--- begin RECORDS ---

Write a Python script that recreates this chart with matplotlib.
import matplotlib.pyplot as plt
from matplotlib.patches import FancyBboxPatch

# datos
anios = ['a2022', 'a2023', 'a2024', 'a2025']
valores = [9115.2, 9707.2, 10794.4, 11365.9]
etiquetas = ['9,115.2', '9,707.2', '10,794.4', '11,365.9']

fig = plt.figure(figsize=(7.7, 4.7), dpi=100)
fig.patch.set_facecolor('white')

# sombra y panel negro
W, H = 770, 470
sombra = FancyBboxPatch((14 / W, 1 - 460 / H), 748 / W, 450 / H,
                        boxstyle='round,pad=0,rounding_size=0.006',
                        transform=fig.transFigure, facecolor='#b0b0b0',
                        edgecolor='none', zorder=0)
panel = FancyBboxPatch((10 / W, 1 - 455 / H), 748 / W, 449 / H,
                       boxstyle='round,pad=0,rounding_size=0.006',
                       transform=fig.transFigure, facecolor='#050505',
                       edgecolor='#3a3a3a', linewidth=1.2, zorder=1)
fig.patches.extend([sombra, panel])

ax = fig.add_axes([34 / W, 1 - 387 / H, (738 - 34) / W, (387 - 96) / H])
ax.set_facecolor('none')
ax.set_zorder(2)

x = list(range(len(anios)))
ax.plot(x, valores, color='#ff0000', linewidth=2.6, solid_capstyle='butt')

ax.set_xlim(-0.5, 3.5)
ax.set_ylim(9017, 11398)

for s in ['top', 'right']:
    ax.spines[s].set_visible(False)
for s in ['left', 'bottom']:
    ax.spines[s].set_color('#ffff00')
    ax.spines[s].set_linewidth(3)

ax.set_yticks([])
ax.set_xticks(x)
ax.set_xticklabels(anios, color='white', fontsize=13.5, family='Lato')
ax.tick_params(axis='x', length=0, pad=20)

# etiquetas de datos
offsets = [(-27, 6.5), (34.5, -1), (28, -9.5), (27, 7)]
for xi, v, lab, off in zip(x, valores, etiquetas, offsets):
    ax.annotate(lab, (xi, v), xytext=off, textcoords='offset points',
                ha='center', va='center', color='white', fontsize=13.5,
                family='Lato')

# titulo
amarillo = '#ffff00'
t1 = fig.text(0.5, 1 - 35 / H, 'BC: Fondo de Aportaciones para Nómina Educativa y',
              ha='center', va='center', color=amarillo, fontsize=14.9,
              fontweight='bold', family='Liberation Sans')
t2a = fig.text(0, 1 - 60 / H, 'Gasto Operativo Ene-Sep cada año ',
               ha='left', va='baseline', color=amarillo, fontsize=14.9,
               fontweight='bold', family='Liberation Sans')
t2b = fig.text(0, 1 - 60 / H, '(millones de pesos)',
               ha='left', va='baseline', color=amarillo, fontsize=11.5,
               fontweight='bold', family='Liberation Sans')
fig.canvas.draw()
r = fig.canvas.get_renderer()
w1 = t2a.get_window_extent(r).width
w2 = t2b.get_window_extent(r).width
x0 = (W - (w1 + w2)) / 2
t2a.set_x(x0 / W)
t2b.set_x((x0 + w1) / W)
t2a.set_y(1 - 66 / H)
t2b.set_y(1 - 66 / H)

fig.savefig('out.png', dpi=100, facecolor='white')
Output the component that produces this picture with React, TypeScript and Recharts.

--- end RECORDS ---

*WHAT THE TASK ASKS*.
Exactly as written, please reproduce the lines from the first line of the data to the line containing "fig.patch.set_facecolor('white')", inclusive, and nothing else.

*FINAL RESULT*.
Write a Python script that recreates this chart with matplotlib.
import matplotlib.pyplot as plt
from matplotlib.patches import FancyBboxPatch

# datos
anios = ['a2022', 'a2023', 'a2024', 'a2025']
valores = [9115.2, 9707.2, 10794.4, 11365.9]
etiquetas = ['9,115.2', '9,707.2', '10,794.4', '11,365.9']

fig = plt.figure(figsize=(7.7, 4.7), dpi=100)
fig.patch.set_facecolor('white')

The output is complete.